Bloom time: July to September

Size: Height 8-15 ft., spread 6-12 ft. some smaller cultivars 2-4 ft.

Location: Full sun to partial shade. Minimum hardiness-zone 4.  

Soil: Moist, well-drained soil, mulch to retain moisture.

Pruning: Blooms on new wood so prune in late winter/early spring to shape and promote vigorous growth and larger flowers.

Winter Care: No special care required.

5. Smooth Hydrangea (Hydrangea arborescens)

Native to the U.S., also known as Wild Hydrangea, these shrubs produce globe shaped, pale green blossoms that turn to white and eventually fade to brown. Pink cultivars also available. Will tolerate road salt.

Bloom time: June to September

Size: Height 3 to 5 ft., spread 3 to 5 ft., some smaller cultivars 1.5 – 3 ft.
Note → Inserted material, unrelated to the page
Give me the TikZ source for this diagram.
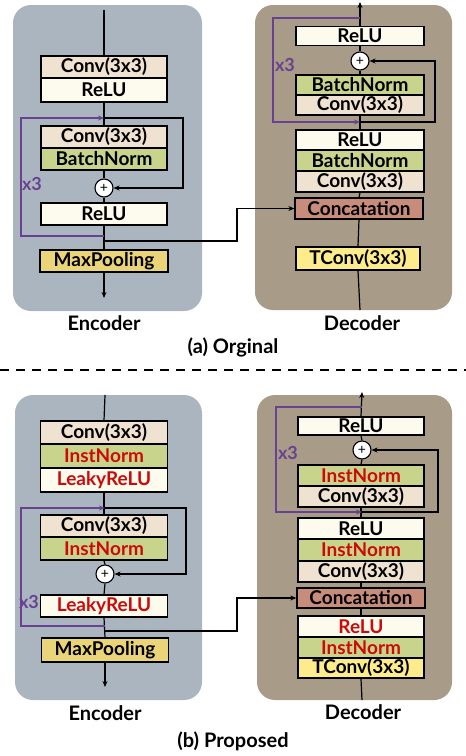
\documentclass[tikz,border=0pt]{standalone}
\usepackage{fontspec}
\setmainfont{Lato}
\usetikzlibrary{arrows.meta}
\definecolor{encbg}{RGB}{170,181,192}
\definecolor{decbg}{RGB}{168,155,135}
\definecolor{convc}{RGB}{240,226,208}
\definecolor{reluc}{RGB}{253,250,238}
\definecolor{normc}{RGB}{200,212,140}
\definecolor{poolc}{RGB}{234,212,122}
\definecolor{tconvc}{RGB}{252,236,140}
\definecolor{catc}{RGB}{200,140,122}
\definecolor{loopc}{RGB}{105,65,145}
\definecolor{redt}{RGB}{205,10,10}
\tikzset{
  blk/.style={draw=black, line width=1.3pt, inner sep=0pt, font=\bfseries\fontsize{19}{19}\selectfont},
  panel/.style={rounded corners=18pt, inner sep=0pt, draw=none},
  ln/.style={draw=black, line width=1.2pt},
  pl/.style={draw=loopc, line width=1.2pt},
  arr/.style={-{Stealth[length=6pt,width=5pt]}},
  addc/.style={circle, draw=black, fill=white, line width=1.1pt, minimum size=18pt, inner sep=0pt, font=\fontsize{14}{14}\selectfont},
  lbl/.style={font=\bfseries\fontsize{20}{20}\selectfont, inner sep=0pt},
  xlbl/.style={font=\bfseries\fontsize{18}{18}\selectfont, text=loopc, inner sep=0pt},
  red/.style={text=redt}
}
\begin{document}
\begin{tikzpicture}[x=1pt,y=-1pt]
\useasboundingbox (0,0) rectangle (466,756);
% ---------- panels ----------
\node[panel, fill=encbg, minimum width=189pt, minimum height=306pt] (pA) at (107.5,158) {};
\node[panel, fill=decbg, minimum width=197pt, minimum height=305pt] (pB) at (353.5,157.5) {};
\node[panel, fill=encbg, minimum width=187pt, minimum height=305pt] (pC) at (108.5,547.5) {};
\node[panel, fill=decbg, minimum width=195pt, minimum height=305pt] (pD) at (354.5,547.5) {};

% ---------- coordinates ----------
\coordinate (aIn) at (104,10);
\coordinate (aJ) at (104,118);
\coordinate (aK) at (104,236);
\coordinate (aS) at (104,241);
\coordinate (aOut) at (104,298);
\coordinate (bTop) at (360,2);
\coordinate (bP) at (360,18);
\coordinate (bJ) at (360,122);
\coordinate (bBot) at (360,310);
\coordinate (cIn) at (105,395);
\coordinate (cJ) at (105,508);
\coordinate (cK) at (105,626);
\coordinate (cS) at (105,631);
\coordinate (cOut) at (105,687);
\coordinate (dTop) at (362,392);
\coordinate (dP) at (362,407);
\coordinate (dJ) at (362,512);
\coordinate (dBot) at (362,700);

% ---------- labels ----------
\node[xlbl] (aX3) at (32,184) {x3};
\node[xlbl] (bX3) at (285,65) {x3};
\node[xlbl] (cX3) at (29,602) {x3};
\node[xlbl] (dX3) at (288,453) {x3};

% ================= (a) Encoder =================
\node[blk, fill=convc, minimum width=126pt, minimum height=22pt] (aC1) at (104,67) {Conv(3x3)};
\node[blk, fill=reluc, minimum width=126pt, minimum height=24pt] (aR1) at (104,90) {ReLU};
\node[blk, fill=convc, minimum width=126pt, minimum height=22pt] (aC2) at (104,137) {Conv(3x3)};
\node[blk, fill=normc, minimum width=126pt, minimum height=22pt] (aN2) at (104,159) {BatchNorm};
\node[blk, fill=reluc, minimum width=126pt, minimum height=22pt] (aR2) at (104,214) {ReLU};
\node[blk, fill=poolc, minimum width=128pt, minimum height=22pt] (aMP) at (104,261) {MaxPooling};

% ================= (a) Decoder =================
\node[blk, fill=reluc, minimum width=128pt, minimum height=19pt] (bR1) at (360,36) {ReLU};
\node[blk, fill=normc, minimum width=128pt, minimum height=20pt] (bN1) at (360,85) {BatchNorm};
\node[blk, fill=convc, minimum width=128pt, minimum height=20pt] (bC1) at (360,105) {Conv(3x3)};
\node[blk, fill=reluc, minimum width=128pt, minimum height=20pt] (bR2) at (360,140) {ReLU};
\node[blk, fill=normc, minimum width=128pt, minimum height=21pt] (bN2) at (360,160.5) {BatchNorm};
\node[blk, fill=convc, minimum width=128pt, minimum height=21pt] (bC2) at (360,181.5) {Conv(3x3)};
\node[blk, fill=catc, minimum width=128pt, minimum height=21pt] (bCat) at (359,208.5) {Concatation};
\node[blk, fill=tconvc, minimum width=124pt, minimum height=23pt] (bT) at (358,258.5) {TConv(3x3)};

% ================= (b) Encoder =================
\node[blk, fill=convc, minimum width=127pt, minimum height=23pt] (cC1) at (104,432.5) {Conv(3x3)};
\node[blk, fill=normc, minimum width=127pt, minimum height=24pt, red] (cN1) at (104,456) {InstNorm};
\node[blk, fill=reluc, minimum width=127pt, minimum height=24pt, red] (cL1) at (104,480) {LeakyReLU};
\node[blk, fill=convc, minimum width=127pt, minimum height=22pt] (cC2) at (104,526) {Conv(3x3)};
\node[blk, fill=normc, minimum width=127pt, minimum height=23pt, red] (cN2) at (104,548.5) {InstNorm};
\node[blk, fill=reluc, minimum width=127pt, minimum height=22pt, red] (cL2) at (104,606) {LeakyReLU};
\node[blk, fill=poolc, minimum width=127pt, minimum height=24pt] (cMP) at (105,650) {MaxPooling};

% ================= (b) Decoder =================
\node[blk, fill=reluc, minimum width=126pt, minimum height=18pt] (dR1) at (361,426) {ReLU};
\node[blk, fill=normc, minimum width=126pt, minimum height=21pt, red] (dN1) at (361,475.5) {InstNorm};
\node[blk, fill=convc, minimum width=126pt, minimum height=21pt] (dC1) at (361,496.5) {Conv(3x3)};
\node[blk, fill=reluc, minimum width=126pt, minimum height=21pt] (dR2) at (361,528.5) {ReLU};
\node[blk, fill=normc, minimum width=126pt, minimum height=22pt, red] (dN2) at (361,550) {InstNorm};
\node[blk, fill=convc, minimum width=126pt, minimum height=21pt] (dC2) at (361,571.5) {Conv(3x3)};
\node[blk, fill=catc, minimum width=128pt, minimum height=20pt] (dCat) at (361,598) {Concatation};
\node[blk, fill=reluc, minimum width=126pt, minimum height=21pt, red] (dR3) at (361,626.5) {ReLU};
\node[blk, fill=normc, minimum width=126pt, minimum height=21pt, red] (dN3) at (361,647.5) {InstNorm};
\node[blk, fill=tconvc, minimum width=126pt, minimum height=20pt] (dT) at (361,668) {TConv(3x3)};

% adder circles
\node[addc] (aAdd) at (104,188) {+};
\node[addc] (bAdd) at (360,61) {+};
\node[addc] (cAdd) at (105,574) {+};
\node[addc] (dAdd) at (362,450) {+};

% captions
\node[lbl] (lA1) at (104,323) {Encoder};
\node[lbl] (lA2) at (362,323) {Decoder};
\node[lbl] (capA) at (233,347) {(a) Orginal};
\node[lbl] (lB1) at (105,713) {Encoder};
\node[lbl] (lB2) at (363,712) {Decoder};
\node[lbl] (capB) at (233,741) {(b) Proposed};
\coordinate (dashL) at (0,370);
\coordinate (dashR) at (466,370);
\draw[black, line width=1.8pt, dash pattern=on 9pt off 7pt] (dashL) -- (dashR);

% ----- (a) encoder lines
\draw[ln] (aIn) -- (aC1.north);
\draw[ln] (aR1.south) -- (aC2.north);
\draw[ln, arr] (aJ) -- ++(79,0) |- (aAdd.east);
\draw[ln] (aN2.south) -- (aAdd.north);
\draw[ln] (aAdd.south) -- (aR2.north);
\draw[ln] (aR2.south) -- (aMP.north);
\draw[ln, arr] (aMP.south) -- (aOut);
\draw[pl, arr] (aK) -- ++(-83,0) |- (aJ);
\draw[ln, arr] (aS) -- ++(133,0) |- (bCat.west);
% ----- (a) decoder lines
\draw[ln, arr] (bR1.north) -- (bTop);
\draw[ln] (bAdd.north) -- (bR1.south);
\draw[ln] (bN1.north) -- (bAdd.south);
\draw[ln] (bR2.north) -- (bC1.south);
\draw[ln] (bCat.north) -- (bC2.south);
\draw[ln] (bT.north) -- (bCat.south);
\draw[ln] (bBot) -- (bT.south);
\draw[ln, arr] (bJ) -- ++(75,0) |- (bAdd.east);
\draw[pl, arr] (bP) -- ++(-87,0) |- (bJ);
% ----- (b) encoder lines
\draw[ln] (cIn) -- (cC1.north);
\draw[ln] (cL1.south) -- (cC2.north);
\draw[ln, arr] (cJ) -- ++(81,0) |- (cAdd.east);
\draw[ln] (cN2.south) -- (cAdd.north);
\draw[ln] (cAdd.south) -- (cL2.north);
\draw[ln] (cL2.south) -- (cMP.north);
\draw[ln, arr] (cMP.south) -- (cOut);
\draw[pl, arr] (cK) -- ++(-84,0) |- (cJ);
\draw[ln, arr] (cS) -- ++(132,0) |- (dCat.west);
% ----- (b) decoder lines
\draw[ln, arr] (dR1.north) -- (dTop);
\draw[ln] (dAdd.north) -- (dR1.south);
\draw[ln] (dN1.north) -- (dAdd.south);
\draw[ln] (dR2.north) -- (dC1.south);
\draw[ln] (dCat.north) -- (dC2.south);
\draw[ln] (dR3.north) -- (dCat.south);
\draw[ln] (dBot) -- (dT.south);
\draw[ln, arr] (dJ) -- ++(76,0) |- (dAdd.east);
\draw[pl, arr] (dP) -- ++(-86,0) |- (dJ);
\end{tikzpicture}
\end{document}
Location: Full sun to part shade. Minimum hardiness-zone 4

Soil: Average, medium moisture, well-drained soil. Needs consistent moisture, relatively drought intolerant. Make sure to mulch in order to retain moisture.

Pruning: Blooms on new wood so prune in late winter/early spring. Plant may be pruned back close to the ground to encourage vigorous growth. If not pruned back, any damaged stems should be removed. Deadheading not necessary.

Winter Care: No special care needed.

6. Climbing Hydrangea (Hydrangea anomala petiolaris)

Native to Asia, this vigorous woody vine with heart-shaped foliage and large, fragrant, white, lacy clusters of June flowers is an attractive covering for a walls and fences. Horizontal branching can give it a sculptural appearance and peeling bark adds winter interest. Slow growth in first 3 to 5 years, but quite vigorous once roots established.

Bloom time: May to July

Size: Over many years, can reach 30 to 80 ft. in height (when supported).

Location: Full sun to part shade. Minimum hardiness-zone 5

Soil: Rich, moist, well-drained soil.

Pruning: Blooms on old wood. Prune in summer after blooming to control size.

Winter Care: No special care needed.